On the gross margin line, the 400 basis points of improvement for the year?

Kosta Kartsotis

Analyst

Yes. probably, I think we said 200 to 400, that's about 300, overall. And it's really a combination of a number of drivers on that. The absence of those inventory reserves gets you about 150 basis points on it. Our New World Fossil initiative gets you about 150 basis points as well. So you're about that 300 basis points right there between the 200 and 400; could be some currency favorability that helps as well, if we get some continued facility [ph], be offset a little bit with the typical mix pressure we get because connected to the larger -- I'm sorry, as a lower margin business than the traditional business. So it's those -- the biggest drivers are the absence of the inventory reserve and the New World Fossil initiative to drive about 300 basis points.
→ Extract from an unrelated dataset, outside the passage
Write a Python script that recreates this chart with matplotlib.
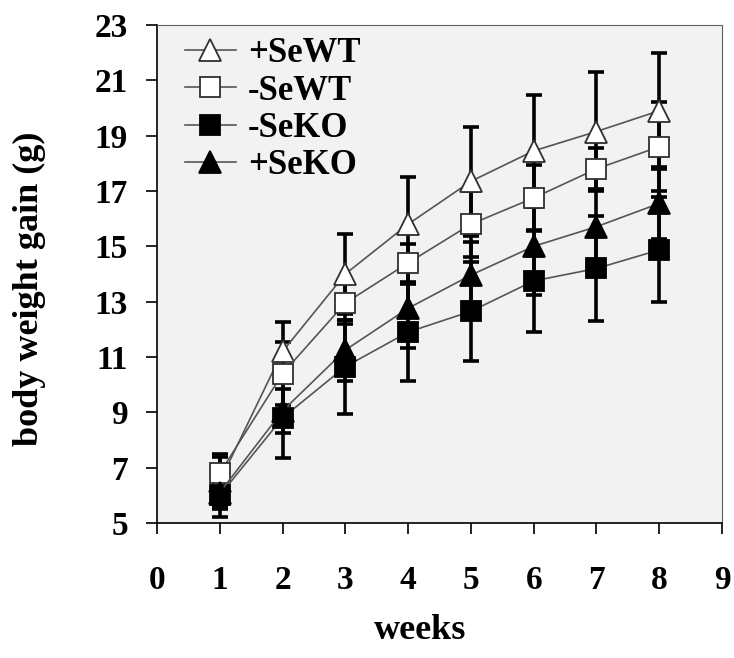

Then some offices for between mix and connected and currency.

Operator

Operator

The last question in the queue comes from Ike from Wells Fargo.

Unidentified Analyst

Analyst

It's Tom for Ike, actually. I just wanted to have a clarification about the operating expense guidance. For the year, I think you said about $50 million of restructuring cost, and if you strip that out, I mean, I'm getting SG&A dollars down, let's call it down 10%, plus or minus a couple of percentage points. I mean, I just want to make sure I'm thinking about that correctly. And that seems like a pretty aggressive cost cut. And I know you mentioned wire store closures in the year before, I guess, just how do we think about what costs you're taking out of the business and how that could potentially impact your ability to sort of reinvigorate the top line?

Kosta Kartsotis

Analyst

No. A lot of the cost reduction, expense reductions, are in fact, we called them structural around things that we're doing. Store closures is almost [ph] plus $40 million, $50 million of OpEx coming up from store closures. Our New World Fossil initiative is close to $60 million of savings on it. We do get some variable benefit from the sales decline. Our marketing expense closed down because we are not paying royalties and have marketing expenses on that, and that's usually another $20 million. So your math is right but a lot of it is initiatives we have in place for the New World Fossil, store closures and just the variable sales declines that we have. Operator, we're going to be taking some additional calls after this conference call so we'd like to close the call after this point in time and thank everybody very much for joining us. We look forward to speaking with everybody when we report the Q1 results later on this year. So, operator, please close the call.

Operator

Operator

Thank you, sir. We will now end the conference. Thank you for participating, and you may now disconnect.